GIVEN TASK = Transcribe the listing below from its opening line up to and including the line that contains "PURPLE = '#8b6fc6'"; reproduce nothing else.

INFORMATION SUPPLIED =

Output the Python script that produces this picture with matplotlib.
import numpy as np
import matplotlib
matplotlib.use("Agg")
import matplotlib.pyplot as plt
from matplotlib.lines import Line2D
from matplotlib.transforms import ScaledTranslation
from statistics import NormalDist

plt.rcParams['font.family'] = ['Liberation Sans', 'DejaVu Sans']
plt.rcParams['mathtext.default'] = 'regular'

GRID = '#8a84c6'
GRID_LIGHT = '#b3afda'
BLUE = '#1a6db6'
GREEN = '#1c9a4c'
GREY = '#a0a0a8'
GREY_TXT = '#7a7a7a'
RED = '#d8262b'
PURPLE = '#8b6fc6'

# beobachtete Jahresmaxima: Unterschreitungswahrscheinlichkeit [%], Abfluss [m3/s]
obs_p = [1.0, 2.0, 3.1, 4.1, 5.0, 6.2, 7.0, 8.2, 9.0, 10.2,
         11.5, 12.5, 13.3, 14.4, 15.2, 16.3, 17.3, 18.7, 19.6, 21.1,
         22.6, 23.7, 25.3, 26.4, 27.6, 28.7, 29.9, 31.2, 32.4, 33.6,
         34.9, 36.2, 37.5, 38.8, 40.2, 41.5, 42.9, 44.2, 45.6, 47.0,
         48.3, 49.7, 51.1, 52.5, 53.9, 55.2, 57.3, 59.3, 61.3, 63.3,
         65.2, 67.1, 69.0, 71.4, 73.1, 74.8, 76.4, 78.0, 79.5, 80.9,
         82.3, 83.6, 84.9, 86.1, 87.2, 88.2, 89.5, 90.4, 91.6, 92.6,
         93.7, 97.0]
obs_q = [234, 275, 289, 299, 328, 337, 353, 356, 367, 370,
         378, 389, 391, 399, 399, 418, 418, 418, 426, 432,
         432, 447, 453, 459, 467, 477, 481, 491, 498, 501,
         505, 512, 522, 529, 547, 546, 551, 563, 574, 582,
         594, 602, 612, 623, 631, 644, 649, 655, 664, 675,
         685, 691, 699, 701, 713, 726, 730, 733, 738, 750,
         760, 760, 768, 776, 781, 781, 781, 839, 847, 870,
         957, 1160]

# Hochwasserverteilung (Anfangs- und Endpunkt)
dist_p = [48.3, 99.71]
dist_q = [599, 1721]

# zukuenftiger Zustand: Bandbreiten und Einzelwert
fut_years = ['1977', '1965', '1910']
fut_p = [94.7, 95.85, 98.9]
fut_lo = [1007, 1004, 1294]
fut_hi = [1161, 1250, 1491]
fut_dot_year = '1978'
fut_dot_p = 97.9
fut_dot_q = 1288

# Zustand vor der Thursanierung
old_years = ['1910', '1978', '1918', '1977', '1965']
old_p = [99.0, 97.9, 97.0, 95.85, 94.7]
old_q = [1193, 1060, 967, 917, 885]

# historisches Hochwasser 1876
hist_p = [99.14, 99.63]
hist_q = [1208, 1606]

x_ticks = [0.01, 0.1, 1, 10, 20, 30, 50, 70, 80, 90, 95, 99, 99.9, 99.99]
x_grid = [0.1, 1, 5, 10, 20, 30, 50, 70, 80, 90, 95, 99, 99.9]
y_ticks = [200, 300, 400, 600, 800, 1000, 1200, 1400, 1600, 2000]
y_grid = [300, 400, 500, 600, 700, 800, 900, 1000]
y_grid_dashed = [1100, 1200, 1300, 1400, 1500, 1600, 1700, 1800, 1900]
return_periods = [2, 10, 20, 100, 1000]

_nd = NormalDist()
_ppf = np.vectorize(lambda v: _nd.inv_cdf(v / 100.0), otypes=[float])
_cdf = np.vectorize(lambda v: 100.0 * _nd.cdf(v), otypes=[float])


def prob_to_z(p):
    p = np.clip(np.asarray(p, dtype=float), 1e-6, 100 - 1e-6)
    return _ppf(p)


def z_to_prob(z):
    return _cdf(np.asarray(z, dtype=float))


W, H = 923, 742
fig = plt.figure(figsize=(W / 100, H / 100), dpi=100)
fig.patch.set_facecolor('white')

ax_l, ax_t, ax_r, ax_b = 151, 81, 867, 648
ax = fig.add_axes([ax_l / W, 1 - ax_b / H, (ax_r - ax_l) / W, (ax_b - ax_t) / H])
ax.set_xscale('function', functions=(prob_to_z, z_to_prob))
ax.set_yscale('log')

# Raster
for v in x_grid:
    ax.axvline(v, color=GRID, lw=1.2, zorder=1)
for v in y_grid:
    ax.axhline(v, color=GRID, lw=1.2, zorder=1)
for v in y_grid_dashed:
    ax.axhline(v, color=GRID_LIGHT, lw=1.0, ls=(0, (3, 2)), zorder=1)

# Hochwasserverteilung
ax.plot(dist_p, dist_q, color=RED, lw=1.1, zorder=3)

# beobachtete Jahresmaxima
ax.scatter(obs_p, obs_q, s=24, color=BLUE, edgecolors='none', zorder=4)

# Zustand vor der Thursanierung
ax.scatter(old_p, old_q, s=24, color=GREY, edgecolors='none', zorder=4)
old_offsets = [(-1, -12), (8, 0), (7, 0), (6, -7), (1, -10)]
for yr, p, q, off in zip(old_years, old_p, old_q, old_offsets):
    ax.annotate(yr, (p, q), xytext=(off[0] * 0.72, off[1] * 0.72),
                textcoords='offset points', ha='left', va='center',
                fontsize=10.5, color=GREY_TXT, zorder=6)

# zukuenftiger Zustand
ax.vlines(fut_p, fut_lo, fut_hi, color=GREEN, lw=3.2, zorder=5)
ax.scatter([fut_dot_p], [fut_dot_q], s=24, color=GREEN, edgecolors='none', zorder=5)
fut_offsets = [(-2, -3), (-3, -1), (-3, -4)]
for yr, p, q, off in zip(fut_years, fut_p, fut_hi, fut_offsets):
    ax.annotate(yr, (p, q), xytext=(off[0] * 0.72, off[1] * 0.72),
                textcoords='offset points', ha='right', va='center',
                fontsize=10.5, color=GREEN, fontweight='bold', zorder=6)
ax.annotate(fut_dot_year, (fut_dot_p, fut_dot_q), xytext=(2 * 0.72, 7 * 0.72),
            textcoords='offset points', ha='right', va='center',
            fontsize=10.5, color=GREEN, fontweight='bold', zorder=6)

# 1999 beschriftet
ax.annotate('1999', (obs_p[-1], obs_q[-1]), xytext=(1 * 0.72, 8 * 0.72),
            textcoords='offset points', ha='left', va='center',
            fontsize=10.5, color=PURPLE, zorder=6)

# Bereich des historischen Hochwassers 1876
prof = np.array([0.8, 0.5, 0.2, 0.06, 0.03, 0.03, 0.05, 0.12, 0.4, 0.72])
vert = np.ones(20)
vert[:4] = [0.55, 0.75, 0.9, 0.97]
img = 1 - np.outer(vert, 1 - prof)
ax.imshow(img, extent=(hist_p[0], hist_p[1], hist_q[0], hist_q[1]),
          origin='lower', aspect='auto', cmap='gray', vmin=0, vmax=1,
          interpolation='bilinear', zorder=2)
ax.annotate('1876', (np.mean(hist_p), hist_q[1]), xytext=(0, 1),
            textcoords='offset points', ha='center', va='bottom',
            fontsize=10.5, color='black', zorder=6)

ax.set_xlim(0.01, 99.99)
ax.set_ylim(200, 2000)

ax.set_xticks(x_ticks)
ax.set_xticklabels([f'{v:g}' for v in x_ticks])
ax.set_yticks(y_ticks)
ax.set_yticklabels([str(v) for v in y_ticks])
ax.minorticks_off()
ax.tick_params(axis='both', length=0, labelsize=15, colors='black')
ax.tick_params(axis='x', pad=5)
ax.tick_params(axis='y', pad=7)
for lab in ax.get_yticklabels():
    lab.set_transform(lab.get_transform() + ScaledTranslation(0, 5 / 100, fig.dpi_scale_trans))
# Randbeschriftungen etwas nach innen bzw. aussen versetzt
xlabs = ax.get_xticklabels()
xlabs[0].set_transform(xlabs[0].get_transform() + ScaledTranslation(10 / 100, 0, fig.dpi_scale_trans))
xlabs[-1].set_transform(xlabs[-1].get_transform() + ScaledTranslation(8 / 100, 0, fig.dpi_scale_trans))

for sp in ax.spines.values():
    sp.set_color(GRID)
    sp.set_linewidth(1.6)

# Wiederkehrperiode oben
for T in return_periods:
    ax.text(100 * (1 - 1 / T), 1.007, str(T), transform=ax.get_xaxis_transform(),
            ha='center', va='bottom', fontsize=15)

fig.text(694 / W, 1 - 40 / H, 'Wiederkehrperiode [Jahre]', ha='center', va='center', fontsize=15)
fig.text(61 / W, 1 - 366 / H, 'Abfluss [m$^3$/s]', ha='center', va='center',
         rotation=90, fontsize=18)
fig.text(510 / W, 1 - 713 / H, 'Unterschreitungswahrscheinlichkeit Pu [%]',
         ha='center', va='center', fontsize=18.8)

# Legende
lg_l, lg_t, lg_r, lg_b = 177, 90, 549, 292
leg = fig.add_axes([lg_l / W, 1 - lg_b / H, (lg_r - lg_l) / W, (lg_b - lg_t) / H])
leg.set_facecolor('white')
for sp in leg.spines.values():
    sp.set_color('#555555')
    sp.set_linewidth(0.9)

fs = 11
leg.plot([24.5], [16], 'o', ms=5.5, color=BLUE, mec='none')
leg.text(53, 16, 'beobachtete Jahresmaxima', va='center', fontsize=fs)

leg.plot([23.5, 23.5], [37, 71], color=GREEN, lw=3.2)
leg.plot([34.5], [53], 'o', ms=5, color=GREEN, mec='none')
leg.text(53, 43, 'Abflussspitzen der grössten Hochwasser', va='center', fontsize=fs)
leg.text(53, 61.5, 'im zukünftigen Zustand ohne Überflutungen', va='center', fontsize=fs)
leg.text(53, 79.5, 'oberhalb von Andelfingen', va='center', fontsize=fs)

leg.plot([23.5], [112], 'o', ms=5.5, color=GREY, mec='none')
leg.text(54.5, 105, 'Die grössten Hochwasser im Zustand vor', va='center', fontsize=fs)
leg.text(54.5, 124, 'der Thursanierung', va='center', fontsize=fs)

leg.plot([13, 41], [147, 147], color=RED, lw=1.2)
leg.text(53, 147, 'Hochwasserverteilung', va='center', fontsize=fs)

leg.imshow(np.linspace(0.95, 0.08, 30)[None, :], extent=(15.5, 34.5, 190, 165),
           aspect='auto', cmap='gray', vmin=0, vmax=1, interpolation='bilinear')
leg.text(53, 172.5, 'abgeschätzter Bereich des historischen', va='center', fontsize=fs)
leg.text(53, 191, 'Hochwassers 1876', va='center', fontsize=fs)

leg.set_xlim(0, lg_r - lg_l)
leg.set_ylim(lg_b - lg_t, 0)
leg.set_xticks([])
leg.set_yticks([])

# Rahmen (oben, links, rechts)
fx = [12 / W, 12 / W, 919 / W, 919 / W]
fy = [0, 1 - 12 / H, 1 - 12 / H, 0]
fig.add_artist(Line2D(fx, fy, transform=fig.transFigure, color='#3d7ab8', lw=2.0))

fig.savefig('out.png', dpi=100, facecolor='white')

EXERCISE RESPONSE =
Output the Python script that produces this picture with matplotlib.
import numpy as np
import matplotlib
matplotlib.use("Agg")
import matplotlib.pyplot as plt
from matplotlib.lines import Line2D
from matplotlib.transforms import ScaledTranslation
from statistics import NormalDist

plt.rcParams['font.family'] = ['Liberation Sans', 'DejaVu Sans']
plt.rcParams['mathtext.default'] = 'regular'

GRID = '#8a84c6'
GRID_LIGHT = '#b3afda'
BLUE = '#1a6db6'
GREEN = '#1c9a4c'
GREY = '#a0a0a8'
GREY_TXT = '#7a7a7a'
RED = '#d8262b'
PURPLE = '#8b6fc6'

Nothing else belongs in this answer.